Presidency 'scoops' M&G

2009-12-03 22:06

Johannesburg - The Mail & Guardian newspaper has criticised the presidency for releasing a statement on an exclusive story on its front page on Friday.

"By effectively breaking our story in advance, and robbing us of exclusivity, the presidency has damaged the relationship of trust that we had developed with officials there," said M&G editor-in-chief, Nic Dawes in a statement.

The presidency issued a statement on Thursday, saying President Jacob Zuma was not using taxpayer's money to foot the bill for an expansion to his Nkandla homestead.

The M&G said this followed an attempt to obtain comment from the presidency about the construction, giving it a fair chance to respond.

The statement was issued late on Thursday afternoon, just before the paper's deadline.
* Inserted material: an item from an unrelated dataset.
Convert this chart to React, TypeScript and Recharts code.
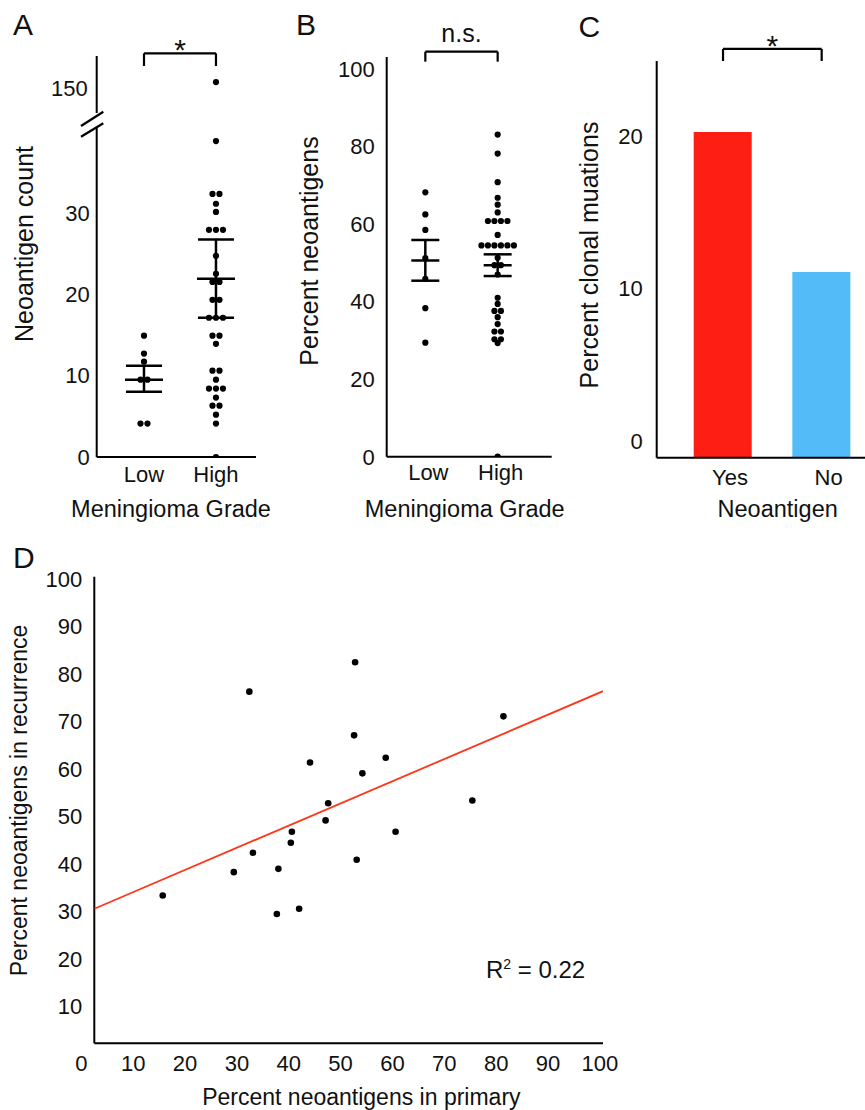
import React from 'react';
import {
  ScatterChart,
  Scatter,
  XAxis,
  YAxis,
  ErrorBar,
  ReferenceLine,
  BarChart,
  Bar,
  Cell,
} from 'recharts';

// ---------------- data ----------------
const gradeCategories = ['Low', 'High'];

// Panel A: neoantigen count per tumour
const neoantigenCountLow = [14.9, 12.7, 11.7, 9.5, 9.5, 4.1, 4.1];
const neoantigenCountHigh = [
  0, 4.1, 5.2, 6.3, 6.3, 7.3, 8.4, 8.4, 8.4, 9.5, 10.6, 10.6, 13.9, 14.9, 14.9,
  17.1, 17.1, 17.1, 19.3, 19.3, 21.5, 21.5, 22.5, 24.7, 27.9, 27.9, 27.9, 30.1,
  31.1, 32.3, 32.3, 38.8, 150.8,
];
const neoantigenCountMean = [9.5, 21.9];
const neoantigenCountSemLower = [8.0, 17.1];
const neoantigenCountSemUpper = [11.2, 26.7];
const countTicksLower = [0, 10, 20, 30];
const countTicksUpper = [150];
const countSignificance = '*';

// Panel B: percent neoantigens
const pctNeoLow = [68.2, 62.5, 58.5, 51.2, 45.9, 38.3, 29.4];
const pctNeoHigh = [
  83.1, 78.2, 70.8, 66.8, 65.0, 63.0, 60.8, 60.8, 60.8, 60.8, 57.2, 54.5, 54.5,
  54.5, 54.5, 54.5, 54.5, 51.3, 49.4, 49.4, 47.0, 41.0, 39.4, 37.6, 37.6, 36.0,
  34.2, 32.3, 32.3, 30.3, 30.3, 29.3, 0,
];
const pctNeoMean = [50.6, 49.4];
const pctNeoSemLower = [45.4, 46.6];
const pctNeoSemUpper = [55.9, 52.2];
const pctTicks = [0, 20, 40, 60, 80, 100];
const pctSignificance = 'n.s.';

// Panel C: percent clonal mutations
const neoantigenCategories = ['Yes', 'No'];
const clonalPct = [20.25, 11.07];
const clonalColors = ['#fe1f14', '#53bbf7'];
const clonalTicks = [0, 10, 20];
const clonalSignificance = '*';

// Panel D: primary vs recurrence
const primaryPct = [
  15.7, 29.4, 33.1, 32.4, 38.0, 37.7, 40.4, 40.6, 42.0, 44.1, 47.1, 47.6, 52.6,
  52.8, 53.1, 54.2, 58.7, 60.6, 75.4, 81.4,
];
const recurrencePct = [
  33.4, 38.3, 42.4, 76.3, 39.0, 29.5, 44.5, 46.8, 30.6, 61.4, 49.2, 52.8, 67.1,
  82.5, 40.9, 59.1, 62.4, 46.8, 53.4, 71.1,
];
const fitX = [2.5, 100.6];
const fitY = [30.6, 76.4];
const rSquared = '0.22';
const dXTicks = [0, 10, 20, 30, 40, 50, 60, 70, 80, 90, 100];
const dYTicks = [10, 20, 30, 40, 50, 60, 70, 80, 90, 100];

// ---------------- helpers ----------------
const INK = '#111';
const AXIS = { stroke: '#000', strokeWidth: 2 };
const TICK = { fill: INK, fontSize: 22 };

// symmetric rows for equal values (beeswarm-like layout)
function swarm(values: number[], group: number) {
  const counts = new Map<number, number>();
  values.forEach((v) => counts.set(v, (counts.get(v) || 0) + 1));
  const seen = new Map<number, number>();
  return values.map((v) => {
    const n = counts.get(v) || 1;
    const i = seen.get(v) || 0;
    seen.set(v, i + 1);
    return { x: group, y: v, slot: i - (n - 1) / 2 };
  });
}

const makeDot = (gap: number, r: number) => (p: any) => {
  const slot = (p.payload && p.payload.slot) || 0;
  return <circle cx={p.cx + slot * gap} cy={p.cy} r={r} fill="#000" />;
};

const makeMean = (half: number) => (p: any) => (
  <line x1={p.cx - half} x2={p.cx + half} y1={p.cy} y2={p.cy} stroke="#000" strokeWidth={2.5} />
);

const summary = (mean: number[], lo: number[], hi: number[]) =>
  mean.map((m, i) => ({ x: i + 1, y: m, err: [m - lo[i], hi[i] - m] }));

const bracket = (
  x1: any,
  x2: any,
  yTop: number,
  yFoot: number,
  text: string,
  fontSize: number,
  offset: number
) => [
  <ReferenceLine
    key="bl"
    segment={[{ x: x1, y: yFoot }, { x: x1, y: yTop }]}
    stroke="#000"
    strokeWidth={2.2}
    ifOverflow="visible"
  />,
  <ReferenceLine
    key="bt"
    segment={[{ x: x1, y: yTop }, { x: x2, y: yTop }]}
    stroke="#000"
    strokeWidth={2.2}
    ifOverflow="visible"
    label={{ value: text, position: 'top', offset, fontSize, fill: INK }}
  />,
  <ReferenceLine
    key="br"
    segment={[{ x: x2, y: yTop }, { x: x2, y: yFoot }]}
    stroke="#000"
    strokeWidth={2.2}
    ifOverflow="visible"
  />,
];

const gradeFormatter = (v: number) => gradeCategories[v - 1] || '';

// ---------------- derived tables ----------------
const countPoints = [...swarm(neoantigenCountLow, 1), ...swarm(neoantigenCountHigh, 2)];
const COUNT_LOWER_MAX = 40.4;
const COUNT_UPPER_MIN = 147;
const COUNT_UPPER_MAX = 154;
const countLowerPoints = countPoints.filter((d) => d.y <= COUNT_LOWER_MAX);
const countUpperPoints = countPoints.filter((d) => d.y >= COUNT_UPPER_MIN);
const countSummary = summary(neoantigenCountMean, neoantigenCountSemLower, neoantigenCountSemUpper);
const GRADE_X_DOMAIN_A: [number, number] = [0.343, 2.556];

const pctPoints = [...swarm(pctNeoLow, 1), ...swarm(pctNeoHigh, 2)];
const pctSummary = summary(pctNeoMean, pctNeoSemLower, pctNeoSemUpper);
const GRADE_X_DOMAIN_B: [number, number] = [0.466, 2.747];
const PCT_MAX = 103.1;

const clonalData = neoantigenCategories.map((c, i) => ({ name: c, value: clonalPct[i] }));
const CLONAL_MIN = -1.1;
const CLONAL_MAX = 24.9;

const dPoints = primaryPct.map((x, i) => ({ x, y: recurrencePct[i] }));
const fitData = fitX.map((x, i) => ({ x, y: fitY[i] }));
const D_X_DOMAIN: [number, number] = [2.5, 100.6];
const D_Y_DOMAIN: [number, number] = [2.27, 100.5];

const abs = (left: number, top: number): React.CSSProperties => ({
  position: 'absolute',
  left,
  top,
});

export default function App() {
  return (
    <div
      style={{
        position: 'absolute',
        left: 0,
        top: 0,
        width: 865,
        height: 1110,
        overflow: 'hidden',
        background: '#fff',
        fontFamily: '"Liberation Sans", Arial, Helvetica, sans-serif',
      }}
    >
      {/* Panel A upper (broken axis part) */}
      <div style={abs(0, 0)}>
        <ScatterChart width={270} height={114} margin={{ top: 56, right: 14, bottom: 1, left: 0 }}>
          <XAxis type="number" dataKey="x" domain={GRADE_X_DOMAIN_A} hide allowDataOverflow />
          <YAxis
            type="number"
            dataKey="y"
            domain={[COUNT_UPPER_MIN, COUNT_UPPER_MAX]}
            ticks={countTicksUpper}
            interval={0}
            width={96.7}
            tickLine={false}
            axisLine={AXIS}
            tick={TICK}
            tickMargin={3}
            allowDataOverflow
          />
          <Scatter data={countUpperPoints} shape={makeDot(7, 3.1)} isAnimationActive={false} />
          {bracket(1, 2, 154.33, 152.77, countSignificance, 30, -7)}
        </ScatterChart>
      </div>

      {/* Panel A lower */}
      <div style={abs(0, 0)}>
        <ScatterChart width={270} height={500} margin={{ top: 128, right: 14, bottom: 20, left: 0 }}>
          <XAxis
            type="number"
            dataKey="x"
            domain={GRADE_X_DOMAIN_A}
            ticks={[1, 2]}
            interval={0}
            tickFormatter={gradeFormatter}
            height={23}
            tickLine={false}
            axisLine={AXIS}
            tick={TICK}
            tickMargin={3}
            allowDataOverflow
          />
          <YAxis
            type="number"
            dataKey="y"
            domain={[0, COUNT_LOWER_MAX]}
            ticks={countTicksLower}
            interval={0}
            width={96.7}
            tickLine={false}
            axisLine={AXIS}
            tick={TICK}
            tickMargin={1}
            allowDataOverflow
          />
          <Scatter data={countLowerPoints} shape={makeDot(7, 3.1)} isAnimationActive={false} />
          <Scatter data={countSummary} shape={makeMean(19)} isAnimationActive={false}>
            <ErrorBar dataKey="err" direction="y" width={18} stroke="#000" strokeWidth={2.5} isAnimationActive={false} />
          </Scatter>
        </ScatterChart>
      </div>

      {/* Panel B */}
      <div style={abs(290, 0)}>
        <ScatterChart width={280} height={500} margin={{ top: 57, right: 18.3, bottom: 20, left: 0 }}>
          <XAxis
            type="number"
            dataKey="x"
            domain={GRADE_X_DOMAIN_B}
            ticks={[1, 2]}
            interval={0}
            tickFormatter={gradeFormatter}
            height={23.3}
            tickLine={false}
            axisLine={AXIS}
            tick={{ ...TICK, dx: 3 }}
            tickMargin={2}
            allowDataOverflow
          />
          <YAxis
            type="number"
            dataKey="y"
            domain={[0, PCT_MAX]}
            ticks={pctTicks}
            interval={0}
            width={96.7}
            tickLine={false}
            axisLine={AXIS}
            tick={TICK}
            tickMargin={6}
            allowDataOverflow
          />
          <Scatter data={pctPoints} shape={makeDot(6.5, 3.1)} isAnimationActive={false} />
          <Scatter data={pctSummary} shape={makeMean(14)} isAnimationActive={false}>
            <ErrorBar dataKey="err" direction="y" width={14} stroke="#000" strokeWidth={2.5} isAnimationActive={false} />
          </Scatter>
          {bracket(1, 2, 104.47, 101.9, pctSignificance, 25, 10)}
        </ScatterChart>
      </div>

      {/* Panel C */}
      <div style={abs(570, 0)}>
        <BarChart
          width={302}
          height={500}
          data={clonalData}
          margin={{ top: 61, right: 0, bottom: 12.3, left: 0 }}
        >
          <XAxis
            dataKey="name"
            type="category"
            padding={{ left: 17, right: 1 }}
            height={30}
            tickLine={false}
            axisLine={AXIS}
            tick={{ ...TICK, dx: 7 }}
            tickMargin={6}
          />
          <YAxis
            type="number"
            domain={[CLONAL_MIN, CLONAL_MAX]}
            ticks={clonalTicks}
            interval={0}
            width={86.7}
            tickLine={false}
            axisLine={AXIS}
            tick={TICK}
            tickMargin={8}
            allowDataOverflow
          />
          <Bar dataKey={(d: any) => [CLONAL_MIN, d.value]} barSize={58} isAnimationActive={false}>
            {clonalData.map((d, i) => (
              <Cell key={d.name} fill={clonalColors[i]} />
            ))}
          </Bar>
          {bracket('Yes', 'No', 25.69, 24.9, clonalSignificance, 30, -7)}
        </BarChart>
      </div>

      {/* Panel D */}
      <div style={abs(0, 540)}>
        <ScatterChart width={620} height={570} margin={{ top: 36.7, right: 17, bottom: 36.7, left: 0 }}>
          <XAxis
            type="number"
            dataKey="x"
            domain={D_X_DOMAIN}
            ticks={dXTicks}
            interval={0}
            height={30}
            tickLine={false}
            axisLine={AXIS}
            tick={TICK}
            tickMargin={6}
            allowDataOverflow
          />
          <YAxis
            type="number"
            dataKey="y"
            domain={D_Y_DOMAIN}
            ticks={dYTicks}
            interval={0}
            width={94.3}
            tickLine={false}
            axisLine={AXIS}
            tick={TICK}
            tickMargin={6}
            allowDataOverflow
          />
          <Scatter
            data={fitData}
            line={{ stroke: '#ff3418', strokeWidth: 1.8 }}
            shape={() => <g />}
            isAnimationActive={false}
          />
          <Scatter data={dPoints} shape={makeDot(0, 3.3)} isAnimationActive={false} />
        </ScatterChart>
      </div>

      {/* titles, panel letters, axis-break marks */}
      <svg
        width={865}
        height={1110}
        style={{ position: 'absolute', left: 0, top: 0, pointerEvents: 'none' }}
      >
        <g fill={INK}>
          <text x={13} y={34.5} fontSize={30}>A</text>
          <text x={296} y={35} fontSize={30}>B</text>
          <text x={578.5} y={37} fontSize={30}>C</text>
          <text x={13} y={568} fontSize={30}>D</text>

          <text transform="translate(33,244) rotate(-90)" textAnchor="middle" fontSize={25}>
            Neoantigen count
          </text>
          <text transform="translate(318,251) rotate(-90)" textAnchor="middle" fontSize={25}>
            Percent neoantigens
          </text>
          <text transform="translate(598,255) rotate(-90)" textAnchor="middle" fontSize={25}>
            Percent clonal muations
          </text>
          <text transform="translate(27,800.5) rotate(-90)" textAnchor="middle" fontSize={23}>
            Percent neoantigens in recurrence
          </text>

          <text x={171} y={516.5} textAnchor="middle" fontSize={23.5}>Meningioma Grade</text>
          <text x={464.7} y={516.5} textAnchor="middle" fontSize={23.5}>Meningioma Grade</text>
          <text x={777.7} y={516.5} textAnchor="middle" fontSize={23.5}>Neoantigen</text>
          <text x={361.4} y={1105} textAnchor="middle" fontSize={23}>
            Percent neoantigens in primary
          </text>

          <text x={486} y={978.3} fontSize={24}>
            R<tspan fontSize={14} dy={-9}>2</tspan>
            <tspan dy={9}> = {rSquared}</tspan>
          </text>
        </g>
        <g stroke="#000" strokeWidth={2.2}>
          <line x1={81} y1={126} x2={103.3} y2={111.7} />
          <line x1={81} y1={136.7} x2={103.3} y2={123.3} />
        </g>
      </svg>
    </div>
  );
}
The M&G said it was a "clear attempt to limit the impact" of the story.

The paper discovered the construction work during a visit to Nkandla at the weekend and had established details of large new houses, a clinic and helipad being built.


It approached both the presidency and the public works department for comment. The former refused to respond and the latter "untruthfully insisted" that no building was underway.

"Competition is an important part of a vibrant media landscape, and the drive to secure scoops is an important energising factor in our constitutionally prescribed work. Skilled communicators understand this, and realise that they need to be able to work with us.

"If government communicators make it impossible for us to trust them with basic courtesy, we will struggle to share information with them, and two things will suffer: their ability to shape our opinions, and the willingness of journalists to seek all sides of every story.

"Ultimately, that is bad for democracy," Dawes said.

The presidency, in its statement, said the renovations which government was paying for was in line with the security and medical requirements afforded to heads of state.

These alterations were taking place outside the perimeter of the Zuma household, said spokesman Vincent Magwenya.

Construction of accommodation for Zuma's security staff, a helipad and a clinic would be paid for by the government.

"The Presidency is fully aware of the need to separate public from private expenditure.


"The demarcation at Nkandla is very clear, and there can be no reason to confuse the private construction work in the Zuma household and the state facilities that will be constructed outside the perimeter."

The Zuma family and not the taxpayer was footing the bill for the expansion of the residence.

"We urge the media to leave the family alone to conduct its business, and reject any insinuation that there could be any untoward abuse of state resources by the president or his family," he said, adding that plans to expand were made before the elections.

"No government funding will be utilised for the construction work. This is a private matter which should be left to the family," Magwenya said.